5. Aux termes de l'article 1224 du code civil, la résolution résulte soit de l'application d'une clause résolutoire soit, en cas d'inexécution suffisamment grave, d'une notification du créancier au débiteur ou d'une décision de justice.

6. Selon l'article 1226 du même code, le créancier peut, à ses risques et périls, résoudre le contrat par voie de notification.
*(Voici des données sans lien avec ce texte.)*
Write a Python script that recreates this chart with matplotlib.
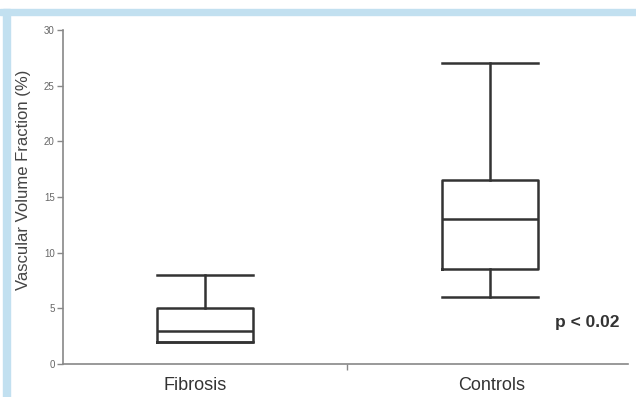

Sauf urgence, il doit préalablement mettre en demeure le débiteur défaillant de satisfaire à son engagement dans un délai raisonnable.

7. Une telle mise en demeure n'a cependant pas à être délivrée lorsqu'il résulte des circonstances qu'elle est vaine.

8. Après avoir relevé qu'il ressort d'attestations versées aux débats que les relations avec les personnels de la société Sodileve intervenant sur le chantier étaient devenues très tendues et conflictuelles, le dirigeant de la société Calminia ayant tenu des propos insultants et méprisants à l'égard de l'un des collaborateurs de la société Sodileve, mettant en cause sa capacité à faire et à suivre le chantier, donnant des ordres directs à l'un des salariés de celle-ci sans en informer sa hiérarchie, l'arrêt retient que si l'agacement de ce dirigeant de voir son outil professionnel hors de fonctionnement peut être compris, cette situation ne pouvait justifier une attitude inacceptable, qu'il s'agisse des propos tenus, ou du fait d'imposer des dates d'intervention non convenues. Il ajoute que ce comportement fautif ne permettait alors plus de poursuivre une intervention dans des conditions acceptables et justifiait le retrait des équipes de l'entreprise, empêchées dans leur exécution contractuelle. Il en déduit que, dans ce contexte d'extrême pression et de rupture relationnelle, la société Sodileve n'était pas en mesure de poursuivre son intervention.

9. En l'état de ces constatations et appréciations par lesquelles elle a fait ressortir que le comportement du dirigeant de la société Calminia était d'une gravité telle qu'il avait rendu manifestement impossible la poursuite des relations contractuelles, la cour d'appel, qui n'était pas tenue de rechercher si une mise en demeure avait été préalablement délivrée à cette société, dès lors qu'elle eût été vaine, a légalement justifié sa décision.

PAR CES MOTIFS, la Cour :

REJETTE le pourvoi.

Arrêt rendu en formation plénière de chambre.

- Président : M. Vigneau - Rapporteur : Mme Michel-Amsellem - Avocat général : Mme Texier - Avocat(s) : Me Descorps-Declère ; SCP Richard -

Textes visés :

Articles 1224 et 1226 du code civil.

Rapprochement(s) :

Ch. mixte, 6 juillet 2007, pourvoi n° 06-13.823, Bull. 2007, Ch. Mixte, n° 9 (rejet).